Die Intuition mit dem Willen Gottes verwechseln

Ein kurzes Review zu Kevin DeYoung: Leg einfach los!
Die Intuition mit dem Willen Gottes verwechseln

Wie erkenne ich den Willen Gottes? Superwichtige Frage für den Alltag. Und gleichzeitig gibt es in Evangelikalien darauf ganz … problematische Antworten und Konzepte. Sie führen zu Passivität. Und aus meiner Sicht noch schlimmer: sie führen dazu, dass man die eigene Intuition mit dem Reden Gottes verwechselt. 

Kevin DeYoung, reformierter Theologe aus den USA, stellt aus diesen Gründen in seinem Buch „Leg einfach los!“ ein differenziertes Modell vom Willen Gottes vor. Seine Unterteilung von Gottes souveränem Willen („alles, was geschieht“), Gottes moralischem Willen („was er von seinen Geschöpfen möchte“) und Gottes individuellem Willen für mein Leben ist mir vor Jahren sehr wichtig geworden. Er macht deutlich, dass Gott keinen „geheimen individuellen Willen“ für uns hat, dem wir in allen Details unseres Lebens folgen sollen. „Gottes souveränem Willen zu vertrauen ist gut. Seinem moralischen Willen zu folgen ist Gehorsam. Auf Gottes individuellen Willen zu warten ist das reinste Chaos“, fasst Kevin DeYoung zusammen (S. 23). 

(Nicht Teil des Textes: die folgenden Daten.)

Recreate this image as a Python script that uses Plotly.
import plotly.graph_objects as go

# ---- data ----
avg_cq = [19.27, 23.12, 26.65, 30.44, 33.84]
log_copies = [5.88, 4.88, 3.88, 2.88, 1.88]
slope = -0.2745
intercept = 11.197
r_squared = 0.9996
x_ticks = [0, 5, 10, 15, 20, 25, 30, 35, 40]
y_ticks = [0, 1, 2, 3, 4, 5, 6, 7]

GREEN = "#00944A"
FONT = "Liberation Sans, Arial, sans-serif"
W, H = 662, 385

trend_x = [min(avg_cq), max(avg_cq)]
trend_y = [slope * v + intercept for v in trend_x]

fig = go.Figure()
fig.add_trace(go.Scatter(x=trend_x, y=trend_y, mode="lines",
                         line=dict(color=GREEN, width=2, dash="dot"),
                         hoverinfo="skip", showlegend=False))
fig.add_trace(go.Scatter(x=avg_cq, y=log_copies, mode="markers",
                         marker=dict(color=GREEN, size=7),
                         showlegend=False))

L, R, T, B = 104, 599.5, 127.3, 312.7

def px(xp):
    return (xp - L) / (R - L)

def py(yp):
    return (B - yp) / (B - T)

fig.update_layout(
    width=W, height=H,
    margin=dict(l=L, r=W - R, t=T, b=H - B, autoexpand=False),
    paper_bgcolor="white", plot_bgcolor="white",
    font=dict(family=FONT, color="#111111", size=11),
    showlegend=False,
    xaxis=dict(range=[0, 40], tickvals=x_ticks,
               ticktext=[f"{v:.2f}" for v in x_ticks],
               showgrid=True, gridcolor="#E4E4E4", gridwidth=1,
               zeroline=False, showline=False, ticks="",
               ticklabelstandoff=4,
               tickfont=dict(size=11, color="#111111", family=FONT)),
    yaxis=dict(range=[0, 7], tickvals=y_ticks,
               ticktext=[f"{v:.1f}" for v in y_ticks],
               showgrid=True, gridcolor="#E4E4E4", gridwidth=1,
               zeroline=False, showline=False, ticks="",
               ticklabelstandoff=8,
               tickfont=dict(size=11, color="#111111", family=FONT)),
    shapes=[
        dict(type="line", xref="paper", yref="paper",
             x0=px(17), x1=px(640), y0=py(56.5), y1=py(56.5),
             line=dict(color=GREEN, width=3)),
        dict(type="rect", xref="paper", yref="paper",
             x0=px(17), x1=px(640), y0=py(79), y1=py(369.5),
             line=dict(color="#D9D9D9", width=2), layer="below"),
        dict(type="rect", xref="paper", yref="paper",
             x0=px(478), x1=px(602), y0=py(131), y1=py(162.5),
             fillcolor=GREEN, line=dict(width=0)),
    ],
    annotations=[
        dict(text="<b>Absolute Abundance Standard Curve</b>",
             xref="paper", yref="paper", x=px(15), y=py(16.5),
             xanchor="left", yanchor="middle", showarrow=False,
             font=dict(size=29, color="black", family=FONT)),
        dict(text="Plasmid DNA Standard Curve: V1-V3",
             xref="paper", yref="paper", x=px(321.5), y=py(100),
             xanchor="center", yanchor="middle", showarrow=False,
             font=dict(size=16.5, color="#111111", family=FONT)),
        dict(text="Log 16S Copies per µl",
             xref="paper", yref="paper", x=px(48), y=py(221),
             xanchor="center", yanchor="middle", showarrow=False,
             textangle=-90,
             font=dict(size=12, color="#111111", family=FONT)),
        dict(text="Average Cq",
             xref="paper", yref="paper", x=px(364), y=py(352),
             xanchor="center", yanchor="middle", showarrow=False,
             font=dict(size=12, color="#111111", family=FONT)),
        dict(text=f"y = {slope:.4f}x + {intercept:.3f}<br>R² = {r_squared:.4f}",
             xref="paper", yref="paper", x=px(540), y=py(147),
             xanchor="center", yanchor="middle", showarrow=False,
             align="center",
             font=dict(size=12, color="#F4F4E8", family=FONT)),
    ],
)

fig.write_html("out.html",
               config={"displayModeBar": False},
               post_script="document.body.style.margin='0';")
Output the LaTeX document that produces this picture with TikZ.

Dann zeigt er die negativen Folgen auf, die eine Fokussierung auf den individuellen Gottes hat. Dazu gehört, dass wir eigene Verantwortung von uns wegschieben und – in meinen Worten – eher Marionetten ähneln als verantwortungsvolle und entscheidungsfähige Subjekte, die Gott in uns sieht und zu denen er uns machen möchte. Und dieses Konzept versklavt uns „in den Ketten einer hoffnungslosen Subjektivität“. Deutliche Worte, denen ich voll und ganz zustimme. Für mich habe ich mal formuliert: die eigene Intuition wird mit dem Willen Gottes verwechselt. 

Auch auf typische (falsche) Handwerkszeuge zum Erkennen von Gottes Willen geht er ein: offene Türen, das Vlies, Bibelstellen wie Glückslose zu verwenden und die Intuition. Dabei stellt er klar: alle diese Dinge haben (richtig verstanden) ihre Berechtigung, aber sie mit dem Willen Gottes zu verwechseln – das führt ins Chaos. 

Aber wie treffe ich dann Entscheidungen für mein Leben? Kevin DeYoung stellt das Konzept der Weisheit in den Mittelpunkt und geht darauf ein, wie man weise entscheiden kann: mit der Bibel, Ratgebern und Gebet. 

Abgerundet wird das Buch mit der Anwendung dieser „Weisheitsmittel“ auf 2 konkrete Lebenssituationen: Berufswahl und Ehe. 

 

Ich freue mich, das KevinDeYoung bei aller wichtigen Betonung auf Weisheit auch die (notwendige) Offenheit für übernatürliches Eingreifen hat – und die Kapitelüberschrift „Gewöhnliche Führung und außergewöhnliche Überraschung“ gibt das super wieder. 

Aus meiner Sicht lohnt es sich sehr, dieses Konzept zum Willen Gottes in der Jugendarbeit vorzustellen und anhand von verschiedenen Lebensbereichen anzuwenden. Eine Hilfestellung dafür ist der Studienleitfaden am Ende des Buches, in dem auch Gesprächsanregungen für Kleingruppen zu finden sind. 

Was ich am Buch vermisse ist eine Auseinandersetzung mit Nehemia, der davon spricht, „was mein Gott mir ins Herz gegeben hatte“ (Nehemia 2, 12). Das klingt irgendwie nach mehr als Intuition und weniger als direkter Offenbarung.  

Außerdem ist der „Ton“ von Kevin DeYoung an manchen Stellen nicht ganz mein Fall – gerade, wenn er diese Generationen mit der Generation seiner Großväter vergleicht. „Verglichen mit meiner dekadenten, faulen, trivialen und herumbastelnden wäre mein Großvater ein bemerkenswerter Mann, wenn nicht so viele seiner Generation so bemerkenswert wären.“ (S. 110) Ich kann seinen Punkt schon nachvollziehen – aber diese pauschalisierende und einseitig-kulturpessimistische Perspektive ist aus meiner Sicht nicht angemessen. 

Trotzdem: superhilfreiches Buch und ein Konzept vom Willen Gottes, dass auf jeden Fall als Thema in der Jugendarbeit behandelt werden muss.